Grande attesa per il debutto del tenore russo Dmitry Korchak: uno dei beniamini del ROF pesarese che adesso, a quarantasei anni, ha scelto di affrontare ruoli vocali completamente diversi. Una magnifica interpretazione, culminata in un terzo atto dove – per merito della perfetta capacità di manovrare la voce, incontrovertibile eredità rossiniana – ha sfoderato un timbro luminoso, imprimendo alla figura di Lohengrin tratti trascendenti e, al tempo stesso, statura eroica. Accanto a lui l’americana, ma di scuola tedesca, Jennifer Holloway (emozionante la sua magnifica Senta con Nagano), sostanzialmente un soprano lirico capace di cantare con la stessa omogeneità di emissione anche nella zona più grave, è stata una Elsa intensa e piena di sfumature, grazie a una linea di canto concentratissima e, al contempo, frastagliata che la differenzia nettamente dai cliché odierni. La dialettica con Ortrud – interpretata da una bravissima Ekaterina Gubanova, mezzosoprano capace di scatti sopranili – enfatizzava lo scontro fra le due donne, restituendo le numerose sfumature psicologiche dei due personaggi.

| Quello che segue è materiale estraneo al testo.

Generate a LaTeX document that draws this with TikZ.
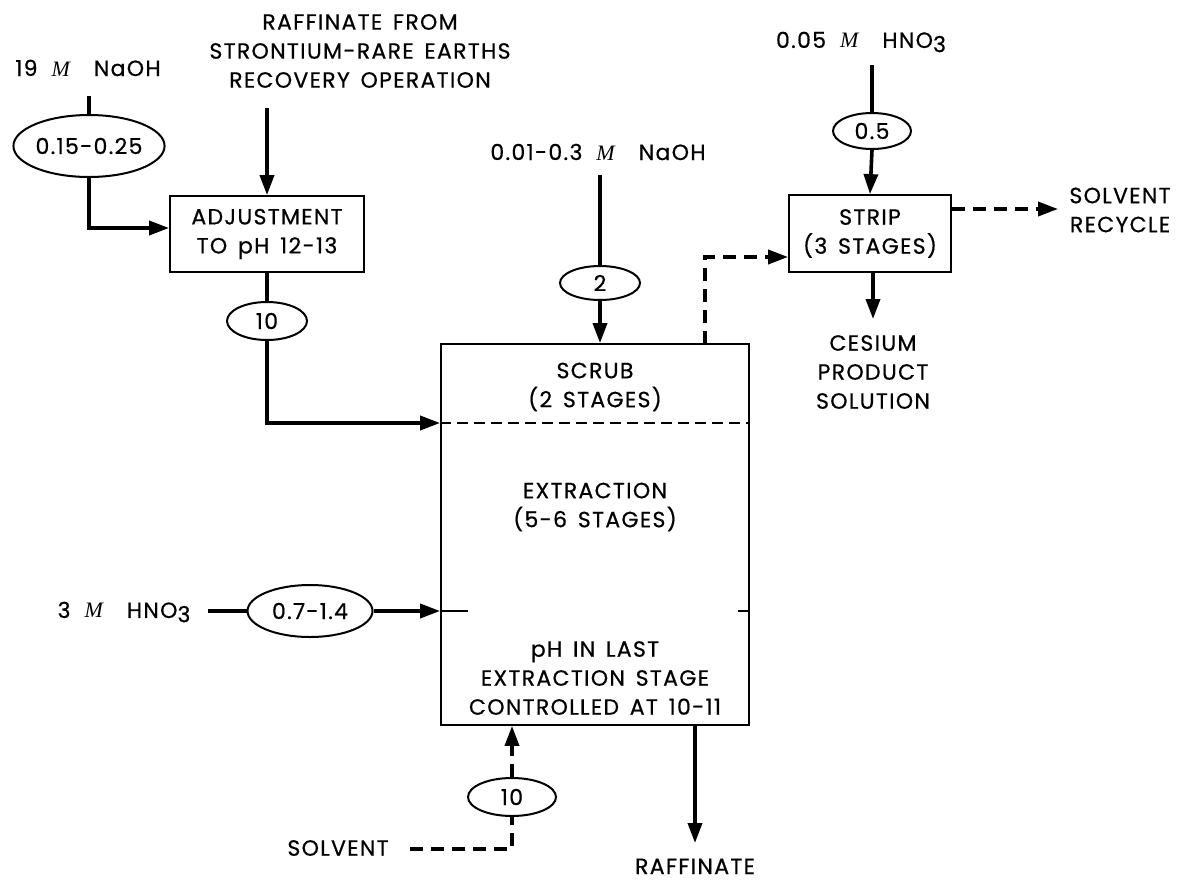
\documentclass[tikz,border=0pt]{standalone}
\usepackage{fontspec}
\setmainfont{Poppins}[LetterSpace=6,WordSpace=1.5,FakeBold=0.6]
\usetikzlibrary{shapes.geometric,arrows.meta}
\newcommand{\mM}{\hspace{14pt}{\fontspec{Liberation Serif}\itshape M}\hspace{24pt}}
\newcommand{\subthree}{\raisebox{-0.35ex}{3}}
\begin{document}
\begin{tikzpicture}[x=1pt,y=-1pt,
  every node/.style={font=\fontsize{22}{29}\selectfont, align=center},
  lbl/.style={inner sep=0pt},
  flow/.style={line width=3.6pt, -{Triangle[length=20pt,width=14pt]}},
  plain/.style={line width=3.6pt},
  dflow/.style={line width=3.6pt, dash pattern=on 13pt off 8pt, -{Triangle[length=20pt,width=14pt]}},
  dplain/.style={line width=3.6pt, dash pattern=on 13pt off 8pt},
  boxx/.style={draw, line width=1.8pt, inner sep=0pt},
  oval/.style={draw, ellipse, line width=2pt, inner sep=0pt},
]
\useasboundingbox (0,0) rectangle (1184,881);

% texts
\node[lbl] (naoh19) at (88,68) {19\mM NaOH};
\node[lbl] (rafin) at (360,51) {RAFFINATE FROM\\STRONTIUM-RARE EARTHS\\RECOVERY OPERATION};
\node[lbl] (naoh001) at (598,152) {0.01-0.3\mM NaOH};
\node[lbl] (hno005) at (861,42) {0.05\mM HNO\subthree};
\node[lbl] (recycle) at (1120,210) {SOLVENT\\RECYCLE};
\node[lbl] (cesium) at (873,372) {CESIUM\\PRODUCT\\SOLUTION};
\node[lbl] (hno3) at (124,612) {3\mM HNO\subthree};
\node[lbl] (solvent) at (338,848) {SOLVENT};
\node[lbl, anchor=base] (rafout) at (695,874) {RAFFINATE};

% boxes
\node[boxx, minimum width=194pt, minimum height=76pt] (adj) at (267,234) {ADJUSTMENT\\TO pH 12-13};
\node[boxx, minimum width=162pt, minimum height=77pt] (strip) at (870,233.5) {STRIP\\(3 STAGES)};
\node[boxx, minimum width=308pt, minimum height=381pt] (big) at (595,534.5) {};
\node[lbl] (scrub) at (595,387) {SCRUB\\(2 STAGES)};
\node[lbl] (extr) at (595,507) {EXTRACTION\\(5-6 STAGES)};
\node[lbl] (phlast) at (595,678) {pH IN LAST\\EXTRACTION STAGE\\CONTROLLED AT 10-11};

% ovals
\node[oval, minimum width=148pt, minimum height=62pt] (e1) at (89,146) {0.15-0.25};
\node[oval, minimum width=80pt, minimum height=38pt] (e2) at (267,321) {10};
\node[oval, minimum width=80pt, minimum height=34pt] (e3) at (600,283) {2};
\node[oval, minimum width=78pt, minimum height=36pt] (e4) at (872,131) {0.5};
\node[oval, minimum width=125pt, minimum height=52pt] (e5) at (310,611) {0.7-1.4};
\node[oval, minimum width=88pt, minimum height=38pt] (e6) at (512,797) {10};

% coordinates
\coordinate (c19top) at (89,96);
\coordinate (crafTop) at (267,108);
\coordinate (c001top) at (600,175);
\coordinate (c005top) at (872,65);
\coordinate (chnoL) at (208,611);
\coordinate (solR) at (410,849);
\coordinate (scrubIn) at (big.west |- 0,423);
\coordinate (scrubInR) at (big.east |- 0,423);
\coordinate (extIn) at (big.west |- 0,611);
\coordinate (extTickL) at (468,611);
\coordinate (extTickR) at (738,611);
\coordinate (extOutR) at (big.east |- 0,611);
\coordinate (stripOut) at (705,344);
\coordinate (recycleEnd) at (1058,209);
\coordinate (cesEnd) at (873,319);
\coordinate (rafEnd) at (695,843);

% dashed divider
\draw[line width=1.5pt, dash pattern=on 11pt off 6pt] (scrubIn) -- (scrubInR);
\draw[line width=1.5pt] (extIn) -- (extTickL);
\draw[line width=1.5pt] (extTickR) -- (extOutR);

% connectors
\draw[plain] (c19top) -- (e1.north);
\draw[flow] (e1.south) |- (adj.west |- 0,228);
\draw[flow] (crafTop) -- (adj.north);
\draw[plain] (adj.south) -- (e2.north);
\draw[flow] (e2.south) |- (scrubIn);
\draw[plain] (c001top) -- (e3.north);
\draw[flow] (e3.south) -- (e3.south |- big.north);
\draw[dflow] (stripOut) |- (strip.west |- 0,257);
\draw[plain] (c005top) -- (e4.north);
\draw[flow] (e4.south) -- (strip.north);
\draw[dflow] (strip.east |- recycleEnd) -- (recycleEnd);
\draw[flow] (strip.south -| cesEnd) -- (cesEnd);
\draw[plain] (chnoL) -- (e5.west);
\draw[flow] (e5.east) -- (extIn);
\draw[dplain] (solR) -| (e6.south);
\draw[dflow] (e6.north) -- (e6.north |- big.south);
\draw[flow] (big.south -| rafEnd) -- (rafEnd);
\end{tikzpicture}
\end{document}
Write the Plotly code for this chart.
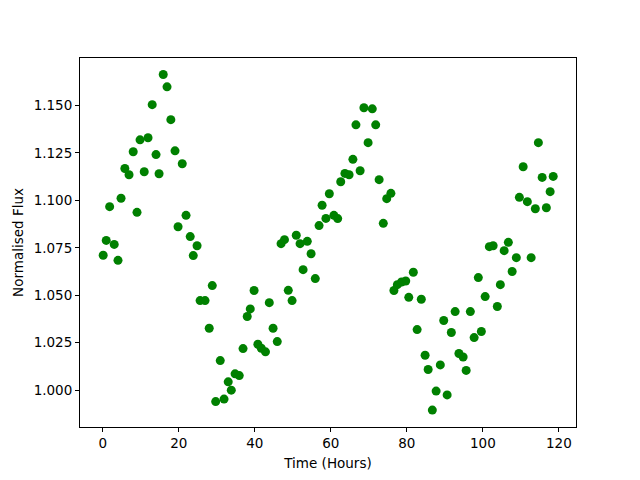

Purtroppo inadeguato al ruolo di Telramund il baritono Tómas Tómasson, per un’emissione alquanto scompaginata. Clive Bayley, nei panni di Enrico l’Uccellatore, ha cercato di supplire ai propri limiti vocali con una notevole presenza scenica. Inappuntabile, invece, il baritono Andrei Bondarenko: un araldo di voce sonora e ben timbrata, dall’emissione sempre omogenea. Magnifico il coro, come di consueto preparato da Ciro Visco, e qui chiamato ad assolvere un compito molto impegnativo.

Lo spettacolo di Michieletto non aveva una direzionalità precisa: comunque, fin dal preludio, ha nettamente privilegiato il punto di vista di Elsa. Pur in un andamento zigzagante, la regia offriva immagini suggestive, complici le fantasiose soluzioni del bravo scenografo Paolo Fantin. Efficacissima la trovata della bara bianca scoperchiata da Ortrud (che aveva trasformato in cigno il piccolo Gottfried), da cui escono svolazzanti piume bianche; più discutibile la fine di Telramund, che qui si procura da solo la morte anziché essere ucciso da Lohengrin. L’iconico cigno, invece, viene sostituito da un uovo (simbolo femminile di rigenerazione), che troneggia al centro del palco e spesso ricompare sulla scena, moltiplicato, quasi a sottolinearne l’imprescindibilità.
Il regista, poi, punta molto sul confronto tra le due donne. Dalla smania di potere che attanaglia Ortrud, ben rappresentata dagli abiti borghesi (costumi di Carla Teti), non è immune neanche Elsa, seppure con modalità differenti. Quando guarda attraverso la fenditura al centro dell’uovo, qui diventa cieca: neppure lei è in grado di trascendere certi limiti femminili e pretende da Lohengrin l’impretendibile, facendo così svanire l’incantesimo. Come una borghese qualsiasi, verrebbe da dire, sia pure con un sovraccarico di tormento.